|Murach's HTML5 and CSS3 (4e)|
Author: Zak Ruvalcaba and Anne Boehm
When it was launched, HTML 5 was greeted as the great saviour of the web. Now it is mostly ignored as the commonplace. CSS, on the other hand, never got such a reception from the masses, but today it remains puzzling to many simply because of how much of it there is! Murach's book on the pair of technologies that underpin the web page is big - but is it big enough?
The first question you have to ask yourself is, is it really necessary to master HTML and CSS? With so many web page editors and generators perhaps we can ignore it all, just as we ignore machine code or assembler. What you find is that, sooner or later, you will have to go in and modify code that was autogenerated or tweak something. For this you probably only need a passing understanding of the technology and the ability to look up the details. This is not the approach that this book takes. It assumes that you really want to know how to create web pages by writing the HTML and the CSS needed. For this reason it is very detailed.
The format might also be an issue for potential readers. Each topic, sometimes just a single tag or set of tags, is discussed on the left page and summarized on the right page - the standard Murach format. This means that some of the pages are half empty, but this is the price you have to pay to have a user-friendly layout. If you like this sort of discussion/summary presentation then you will like this book. If you are looking for a narrative presenting key ideas and concepts then you will be disappointed.
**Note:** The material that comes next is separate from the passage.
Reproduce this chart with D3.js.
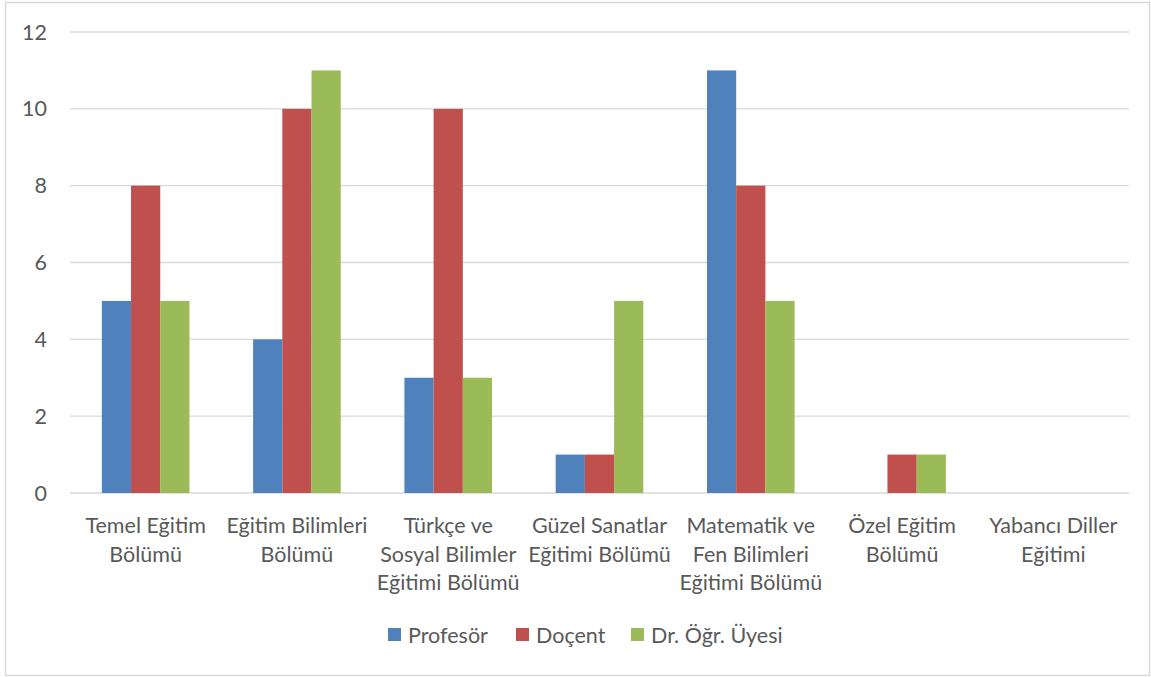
<!DOCTYPE html>
<html>
<head>
<meta charset="utf-8">
<script src="https://cdn.jsdelivr.net/npm/d3@7"></script>
<style>
  body { margin: 0; background: #fff; }
  text { font-family: Lato, "Open Sans", sans-serif; fill: #595959; }
</style>
</head>
<body>
<div id="chart"></div>
<script>
(function () {

    const categories = [
        'Temel Eğitim\nBölümü',
        'Eğitim Bilimleri\nBölümü',
        'Türkçe ve\nSosyal Bilimler\nEğitimi Bölümü',
        'Güzel Sanatlar\nEğitimi Bölümü',
        'Matematik ve\nFen Bilimleri\nEğitimi Bölümü',
        'Özel Eğitim\nBölümü',
        'Yabancı Diller\nEğitimi'
    ];
    const seriesNames = ['Profesör', 'Doçent', 'Dr. Öğr. Üyesi'];
    const profesor = [5, 4, 3, 1, 11, 0, 0];
    const docent = [8, 10, 10, 1, 8, 1, 0];
    const drOgrUyesi = [5, 11, 3, 5, 5, 1, 0];
    const yTicks = [0, 2, 4, 6, 8, 10, 12];
    const colors = ['#4F81BD', '#C0504D', '#9BBB59'];

    const seriesValues = [profesor, docent, drOgrUyesi];

    const width = 1151;
    const height = 677;
    const plot = { left: 70, right: 1129, top: 32, bottom: 493 };
    const fontSize = '21.5px';

    const svg = d3.select('#chart')
        .append('svg')
        .attr('width', width)
        .attr('height', height);

    // outer frame
    svg.append('rect')
        .attr('x', 5.5)
        .attr('y', 2.5)
        .attr('width', 1144)
        .attr('height', 673)
        .attr('fill', '#fff')
        .attr('stroke', '#D9D9D9')
        .attr('stroke-width', 1.5);

    const x = d3.scaleBand()
        .domain(categories)
        .range([plot.left, plot.right])
        .paddingInner(0)
        .paddingOuter(0);

    const xInner = d3.scaleBand()
        .domain(seriesNames)
        .range([0, x.bandwidth()])
        .paddingOuter(1.09);

    const y = d3.scaleLinear()
        .domain([0, 12])
        .range([plot.bottom, plot.top]);

    // gridlines
    svg.append('g')
        .selectAll('line')
        .data(yTicks)
        .join('line')
        .attr('x1', plot.left)
        .attr('x2', plot.right)
        .attr('y1', d => y(d))
        .attr('y2', d => y(d))
        .attr('stroke', '#D9D9D9')
        .attr('stroke-width', 1.3);

    // y labels
    svg.append('g')
        .selectAll('text')
        .data(yTicks)
        .join('text')
        .attr('x', 47)
        .attr('y', d => y(d))
        .attr('dy', '0.35em')
        .attr('text-anchor', 'end')
        .style('font-size', fontSize)
        .text(d => d);

    // bars
    const groups = svg.append('g')
        .selectAll('g')
        .data(categories)
        .join('g')
        .attr('transform', d => `translate(${x(d)},0)`);

    groups.selectAll('rect')
        .data((d, i) => seriesNames.map((s, j) => ({ s, v: seriesValues[j][i], c: colors[j] })))
        .join('rect')
        .attr('x', d => xInner(d.s))
        .attr('width', xInner.bandwidth())
        .attr('y', d => y(d.v))
        .attr('height', d => y(0) - y(d.v))
        .attr('fill', d => d.c);

    // category labels
    const labels = svg.append('g')
        .selectAll('text')
        .data(categories)
        .join('text')
        .attr('x', d => x(d) + x.bandwidth() / 2)
        .attr('y', 533)
        .attr('text-anchor', 'middle')
        .style('font-size', fontSize);

    labels.selectAll('tspan')
        .data(d => d.split('\n'))
        .join('tspan')
        .attr('x', function () { return this.parentNode.getAttribute('x'); })
        .attr('dy', (d, i) => i === 0 ? 0 : 28.5)
        .text(d => d);

    // legend
    const legendX = [388, 516, 631];
    const legend = svg.append('g')
        .selectAll('g')
        .data(seriesNames)
        .join('g')
        .attr('transform', (d, i) => `translate(${legendX[i]},628)`);

    legend.append('rect')
        .attr('width', 13)
        .attr('height', 13)
        .attr('fill', (d, i) => colors[i]);

    legend.append('text')
        .attr('x', 20)
        .attr('y', 7)
        .attr('dy', '0.35em')
        .style('font-size', fontSize)
        .text(d => d);

})();
</script>
</body>
</html>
Section 1 is titled "The Essential Concepts and Skills" and consists of eight chapters. Chapters 1 and 2 introduce you to the basic tools, including editors and testing. Chapter 3 is where the details start to be presented in the form of HTML as a system of giving a page a structure. The key idea here is that HTML is about what sections the page has and CSS determines how these are displayed. Chapter 4 performs a similar service for CSS and basic attributes and selectors are covered. Chapter 5 introduces the box model, which is important for understanding how the layout elements are sized. Chapter 6 deals with the fairly difficult topic of page layout using float and clear. This is where web page design starts to become more difficult as different blocks vie for position. After this we return to a simpler topic - lists, links and navigation in Chapter 7. Chapter 8 introduces the idea of media queries as a way of implementing responsive design.
Section 2 take the material in Chapter 8 and builds on it to create more complex responsive design. Chapter 9 is about Flexbox, which is a complicated component, but one that simplifies things. Chapter 10 explains grid layout and brings the section to a close.
Section 3 is just more HTML and CSS skills. Chapter 11 is about images and icons, 12 is about tables, 13 is about forms, 14 deals with video and audio, 15 introduces fonts including printing and 16 explains animations, transitions and filters. This section is a mixed selection of topics that don't have much to do with each other, but they are generally second-level material.
This book with satisfy some readers' need to "have it all" while irritating others by daring to list more or less everything in a standard format. If this is what you want, this is the book for you.